[REQUIRED WORK] All of the material below is to be returned exactly.

[DATASET EXTRACT]

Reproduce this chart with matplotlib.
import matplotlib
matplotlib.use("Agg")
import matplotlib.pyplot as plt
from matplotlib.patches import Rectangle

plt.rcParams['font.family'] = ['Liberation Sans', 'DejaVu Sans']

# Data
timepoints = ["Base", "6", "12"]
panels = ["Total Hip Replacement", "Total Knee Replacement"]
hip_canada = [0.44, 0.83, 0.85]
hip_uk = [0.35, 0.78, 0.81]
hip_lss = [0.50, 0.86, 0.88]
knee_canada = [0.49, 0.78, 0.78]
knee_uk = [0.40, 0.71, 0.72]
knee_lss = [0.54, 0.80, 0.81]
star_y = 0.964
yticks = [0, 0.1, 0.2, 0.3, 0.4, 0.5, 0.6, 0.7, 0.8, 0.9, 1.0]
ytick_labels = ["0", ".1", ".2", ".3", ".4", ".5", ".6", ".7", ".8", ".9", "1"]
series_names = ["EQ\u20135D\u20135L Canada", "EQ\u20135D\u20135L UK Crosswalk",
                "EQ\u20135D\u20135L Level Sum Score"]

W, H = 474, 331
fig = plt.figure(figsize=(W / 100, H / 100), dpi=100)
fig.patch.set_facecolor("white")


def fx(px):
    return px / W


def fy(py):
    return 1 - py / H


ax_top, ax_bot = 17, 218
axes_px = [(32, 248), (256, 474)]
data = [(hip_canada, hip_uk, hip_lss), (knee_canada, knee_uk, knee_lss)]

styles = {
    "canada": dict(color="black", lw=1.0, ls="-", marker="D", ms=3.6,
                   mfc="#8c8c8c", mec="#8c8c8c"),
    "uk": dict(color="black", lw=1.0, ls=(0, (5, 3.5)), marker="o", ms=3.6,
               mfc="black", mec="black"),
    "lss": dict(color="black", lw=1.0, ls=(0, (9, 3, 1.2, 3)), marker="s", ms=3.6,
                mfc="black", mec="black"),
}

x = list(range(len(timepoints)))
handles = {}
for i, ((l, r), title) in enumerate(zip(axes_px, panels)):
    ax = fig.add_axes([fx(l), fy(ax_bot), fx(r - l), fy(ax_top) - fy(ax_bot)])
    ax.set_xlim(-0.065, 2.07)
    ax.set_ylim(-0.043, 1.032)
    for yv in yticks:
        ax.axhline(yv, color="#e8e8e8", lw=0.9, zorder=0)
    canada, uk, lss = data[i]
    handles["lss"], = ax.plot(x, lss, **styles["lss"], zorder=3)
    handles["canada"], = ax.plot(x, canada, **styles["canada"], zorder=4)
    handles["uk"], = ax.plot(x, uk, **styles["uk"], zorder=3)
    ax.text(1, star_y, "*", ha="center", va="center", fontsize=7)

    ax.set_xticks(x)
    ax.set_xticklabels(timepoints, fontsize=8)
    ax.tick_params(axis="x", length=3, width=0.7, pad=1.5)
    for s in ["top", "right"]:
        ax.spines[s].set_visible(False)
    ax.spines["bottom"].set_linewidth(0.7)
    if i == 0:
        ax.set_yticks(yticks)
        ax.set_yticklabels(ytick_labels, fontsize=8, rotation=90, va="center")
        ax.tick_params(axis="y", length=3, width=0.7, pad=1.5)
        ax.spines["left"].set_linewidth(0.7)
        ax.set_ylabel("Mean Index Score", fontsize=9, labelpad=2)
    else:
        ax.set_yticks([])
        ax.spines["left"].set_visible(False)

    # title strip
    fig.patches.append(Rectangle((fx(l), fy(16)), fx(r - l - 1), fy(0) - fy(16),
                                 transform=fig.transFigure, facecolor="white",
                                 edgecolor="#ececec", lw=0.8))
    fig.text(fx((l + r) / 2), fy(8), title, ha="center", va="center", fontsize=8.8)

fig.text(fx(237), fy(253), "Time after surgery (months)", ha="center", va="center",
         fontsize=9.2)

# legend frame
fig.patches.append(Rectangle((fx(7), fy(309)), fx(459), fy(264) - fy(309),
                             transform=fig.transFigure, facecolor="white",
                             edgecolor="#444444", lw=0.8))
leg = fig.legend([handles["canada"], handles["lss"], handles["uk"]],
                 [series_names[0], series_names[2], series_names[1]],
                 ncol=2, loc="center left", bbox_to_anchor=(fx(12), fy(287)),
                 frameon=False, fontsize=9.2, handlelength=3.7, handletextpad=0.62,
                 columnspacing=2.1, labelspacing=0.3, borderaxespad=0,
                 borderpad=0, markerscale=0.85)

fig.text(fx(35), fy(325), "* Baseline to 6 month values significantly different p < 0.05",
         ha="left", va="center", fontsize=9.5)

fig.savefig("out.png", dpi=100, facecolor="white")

[OUTPUT BELOW]
Reproduce this chart with matplotlib.
import matplotlib
matplotlib.use("Agg")
import matplotlib.pyplot as plt
from matplotlib.patches import Rectangle

plt.rcParams['font.family'] = ['Liberation Sans', 'DejaVu Sans']

# Data
timepoints = ["Base", "6", "12"]
panels = ["Total Hip Replacement", "Total Knee Replacement"]
hip_canada = [0.44, 0.83, 0.85]
hip_uk = [0.35, 0.78, 0.81]
hip_lss = [0.50, 0.86, 0.88]
knee_canada = [0.49, 0.78, 0.78]
knee_uk = [0.40, 0.71, 0.72]
knee_lss = [0.54, 0.80, 0.81]
star_y = 0.964
yticks = [0, 0.1, 0.2, 0.3, 0.4, 0.5, 0.6, 0.7, 0.8, 0.9, 1.0]
ytick_labels = ["0", ".1", ".2", ".3", ".4", ".5", ".6", ".7", ".8", ".9", "1"]
series_names = ["EQ\u20135D\u20135L Canada", "EQ\u20135D\u20135L UK Crosswalk",
                "EQ\u20135D\u20135L Level Sum Score"]

W, H = 474, 331
fig = plt.figure(figsize=(W / 100, H / 100), dpi=100)
fig.patch.set_facecolor("white")


def fx(px):
    return px / W


def fy(py):
    return 1 - py / H


ax_top, ax_bot = 17, 218
axes_px = [(32, 248), (256, 474)]
data = [(hip_canada, hip_uk, hip_lss), (knee_canada, knee_uk, knee_lss)]

styles = {
    "canada": dict(color="black", lw=1.0, ls="-", marker="D", ms=3.6,
                   mfc="#8c8c8c", mec="#8c8c8c"),
    "uk": dict(color="black", lw=1.0, ls=(0, (5, 3.5)), marker="o", ms=3.6,
               mfc="black", mec="black"),
    "lss": dict(color="black", lw=1.0, ls=(0, (9, 3, 1.2, 3)), marker="s", ms=3.6,
                mfc="black", mec="black"),
}

x = list(range(len(timepoints)))
handles = {}
for i, ((l, r), title) in enumerate(zip(axes_px, panels)):
    ax = fig.add_axes([fx(l), fy(ax_bot), fx(r - l), fy(ax_top) - fy(ax_bot)])
    ax.set_xlim(-0.065, 2.07)
    ax.set_ylim(-0.043, 1.032)
    for yv in yticks:
        ax.axhline(yv, color="#e8e8e8", lw=0.9, zorder=0)
    canada, uk, lss = data[i]
    handles["lss"], = ax.plot(x, lss, **styles["lss"], zorder=3)
    handles["canada"], = ax.plot(x, canada, **styles["canada"], zorder=4)
    handles["uk"], = ax.plot(x, uk, **styles["uk"], zorder=3)
    ax.text(1, star_y, "*", ha="center", va="center", fontsize=7)

    ax.set_xticks(x)
    ax.set_xticklabels(timepoints, fontsize=8)
    ax.tick_params(axis="x", length=3, width=0.7, pad=1.5)
    for s in ["top", "right"]:
        ax.spines[s].set_visible(False)
    ax.spines["bottom"].set_linewidth(0.7)
    if i == 0:
        ax.set_yticks(yticks)
        ax.set_yticklabels(ytick_labels, fontsize=8, rotation=90, va="center")
        ax.tick_params(axis="y", length=3, width=0.7, pad=1.5)
        ax.spines["left"].set_linewidth(0.7)
        ax.set_ylabel("Mean Index Score", fontsize=9, labelpad=2)
    else:
        ax.set_yticks([])
        ax.spines["left"].set_visible(False)

    # title strip
    fig.patches.append(Rectangle((fx(l), fy(16)), fx(r - l - 1), fy(0) - fy(16),
                                 transform=fig.transFigure, facecolor="white",
                                 edgecolor="#ececec", lw=0.8))
    fig.text(fx((l + r) / 2), fy(8), title, ha="center", va="center", fontsize=8.8)

fig.text(fx(237), fy(253), "Time after surgery (months)", ha="center", va="center",
         fontsize=9.2)

# legend frame
fig.patches.append(Rectangle((fx(7), fy(309)), fx(459), fy(264) - fy(309),
                             transform=fig.transFigure, facecolor="white",
                             edgecolor="#444444", lw=0.8))
leg = fig.legend([handles["canada"], handles["lss"], handles["uk"]],
                 [series_names[0], series_names[2], series_names[1]],
                 ncol=2, loc="center left", bbox_to_anchor=(fx(12), fy(287)),
                 frameon=False, fontsize=9.2, handlelength=3.7, handletextpad=0.62,
                 columnspacing=2.1, labelspacing=0.3, borderaxespad=0,
                 borderpad=0, markerscale=0.85)

fig.text(fx(35), fy(325), "* Baseline to 6 month values significantly different p < 0.05",
         ha="left", va="center", fontsize=9.5)

fig.savefig("out.png", dpi=100, facecolor="white")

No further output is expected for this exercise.